“We don’t want no two states! We want all of ’48!” Stanford students chanted last week, a call for genocide against Israeli Jews and the establishment of a single Muslim state from the river to the sea, as they say.
That's according to Theo Baker, a Stanford sophomore whose exposé on antisemitism for The Atlantic is one of this week's must-read pieces. A subscription to either The Atlantic or Apple News+ is required, but if you were thinking of burning an email address for a free trial to read just one paywalled article this week, this might be the one.

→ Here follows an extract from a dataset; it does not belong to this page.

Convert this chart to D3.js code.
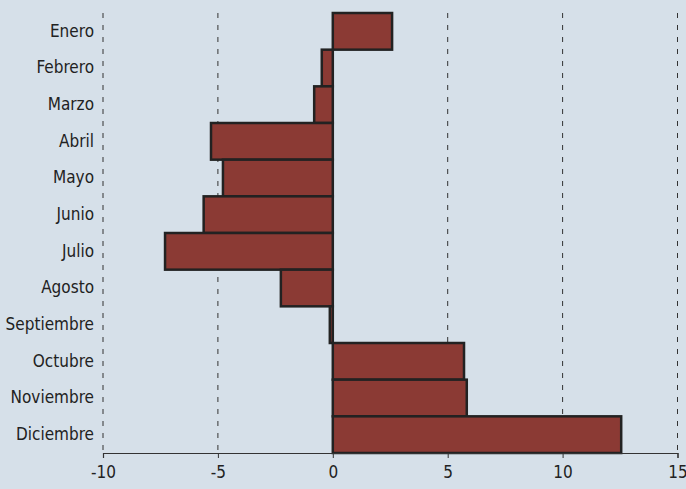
<!DOCTYPE html>
<html>
<head>
<meta charset="utf-8">
<script src="https://cdn.jsdelivr.net/npm/d3@7"></script>
<style>
  body { margin: 0; background: #d6e0e9; }
  svg { display: block; }
  .axis text { font-family: "Liberation Sans Narrow", "DejaVu Sans Condensed", sans-serif; fill: #222; }
</style>
</head>
<body>
<script>
// months (top to bottom) and values
var months = ["Enero", "Febrero", "Marzo", "Abril", "Mayo", "Junio", "Julio",
              "Agosto", "Septiembre", "Octubre", "Noviembre", "Diciembre"];
var values = [2.58, -0.48, -0.81, -5.3, -4.78, -5.62, -7.3, -2.26, -0.13, 5.71, 5.83, 12.55];
var xTicks = [-10, -5, 0, 5, 10, 15];

var W = 686, H = 489;
var margin = {top: 13, right: 8, bottom: 36, left: 103};
var width = W - margin.left - margin.right;
var height = H - margin.top - margin.bottom;

var data = months.map(function(m, i) { return {month: m, value: values[i]}; });

var svg = d3.select("body").append("svg")
    .attr("width", W)
    .attr("height", H);

svg.append("rect").attr("width", W).attr("height", H).attr("fill", "#d6e0e9");

var g = svg.append("g")
    .attr("transform", "translate(" + margin.left + "," + margin.top + ")");

var x = d3.scaleLinear().domain([-10, 15]).range([0, width - 0.5]);
var y = d3.scaleBand().domain(months).range([0, height]).padding(0);

// dashed gridlines
g.selectAll(".grid")
    .data(xTicks)
  .enter().append("line")
    .attr("class", "grid")
    .attr("x1", function(d) { return x(d); })
    .attr("x2", function(d) { return x(d); })
    .attr("y1", 0)
    .attr("y2", height)
    .attr("stroke", "#333")
    .attr("stroke-width", 1)
    .attr("stroke-dasharray", "5,7");

// bars
g.selectAll(".bar")
    .data(data)
  .enter().append("rect")
    .attr("class", "bar")
    .attr("x", function(d) { return x(Math.min(0, d.value)); })
    .attr("y", function(d) { return y(d.month); })
    .attr("width", function(d) { return Math.abs(x(d.value) - x(0)); })
    .attr("height", y.bandwidth())
    .attr("fill", "#8b3a34")
    .attr("stroke", "#222")
    .attr("stroke-width", 2.5);

// x axis
var xAxis = d3.axisBottom(x).tickValues(xTicks).tickSize(5).tickPadding(8)
    .tickFormat(d3.format("d"));
var gx = g.append("g")
    .attr("class", "axis")
    .attr("transform", "translate(0," + height + ")")
    .call(xAxis);
gx.select(".domain").attr("stroke", "#333").attr("stroke-width", 1.2);
gx.selectAll(".tick line").attr("stroke", "#333");
gx.selectAll("text").style("font-size", "17px").text(function(d) { return d < 0 ? "-" + Math.abs(d) : d; });

// y axis (labels only)
var yAxis = d3.axisLeft(y).tickSize(0).tickPadding(9);
var gy = g.append("g")
    .attr("class", "axis")
    .call(yAxis);
gy.select(".domain").remove();
gy.selectAll("text").style("font-size", "17px");
</script>
</body>
</html>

Calling for the destruction of Israel might or might not be genocidal, but the means that Hamas chose on Oct. 7 — mass murder of civilians, rape as a terror weapon, kidnapping, and worse — are inarguably genocidal.
Baker also related a conversation he had with a Muslim student named Hamza El Boudali:
El Boudali has also said that he believes that Hamas’s October 7 attack was a justifiable act of resistance, and that he would actually prefer Hamas rule America in place of its current government (though he clarified later that he “doesn’t mean Hamas is perfect”). When you ask him what his cause is, he answers: “Peace.”
The "peace" that El Boudali and so many others crave is the peace that comes from putting all your enemies in mass graves. Stanford has "had protests in the past,” interim president Richard Saller reminded Baker, but those protests didn’t pit “students against each other” the way Israel's counteroffensive against Hamas has. Maybe that's because protests about the environment, apartheid, and Vietnam didn't involve one group of students acquiescing to or even demanding the extermination of another group.
But there is no Israeli genocide in the Gaza Strip, no matter what lefties and other concern trolls might have you think.
Let me share something utterly remarkable with you.
Urban combat is about as bad as war gets. That's not just for the soldiers doing the fighting — it's also for the civilians caught up in it. Typically, civilian casualties far outnumber military casualties in city fighting.
Until now.
John Spencer is the chair of urban warfare studies at the Modern War Institute at West Point and an infantry combat veteran. He's just back from the Gaza Strip, where he witnessed the extraordinary measures Israel has taken to avoid civilian casualties.
"By my analysis," Spencer reported for Newsweek on Monday, "Israel has implemented more precautions to prevent civilian harm than any military in history — above and beyond what international law requires and more than the U.S. did in its wars in Iraq and Afghanistan."
The net result — and this is that "utterly remarkable" thing — is that civilian casualties do not outnumber military losses. The best estimate is just one civilian casualty for each military casualty.
Israel has accomplished this unprecedented feat "in intense urban warfare against an enemy trying to maximize its own civilian casualties."
Spencer calls Israel's achievement "a remarkable, historic new standard" because that's precisely what it is. Sadly, but predictably, "the international community, and increasingly the United States, barely acknowledges these measures while repeatedly excoriating the IDF."
It might well prove that by sparing Gaza civilians the true cost of this war, Jerusalem is encouraging continued support for Hamas. But what it does prove is that Israel has not, does not, and will not commit genocide — unlike their enemies.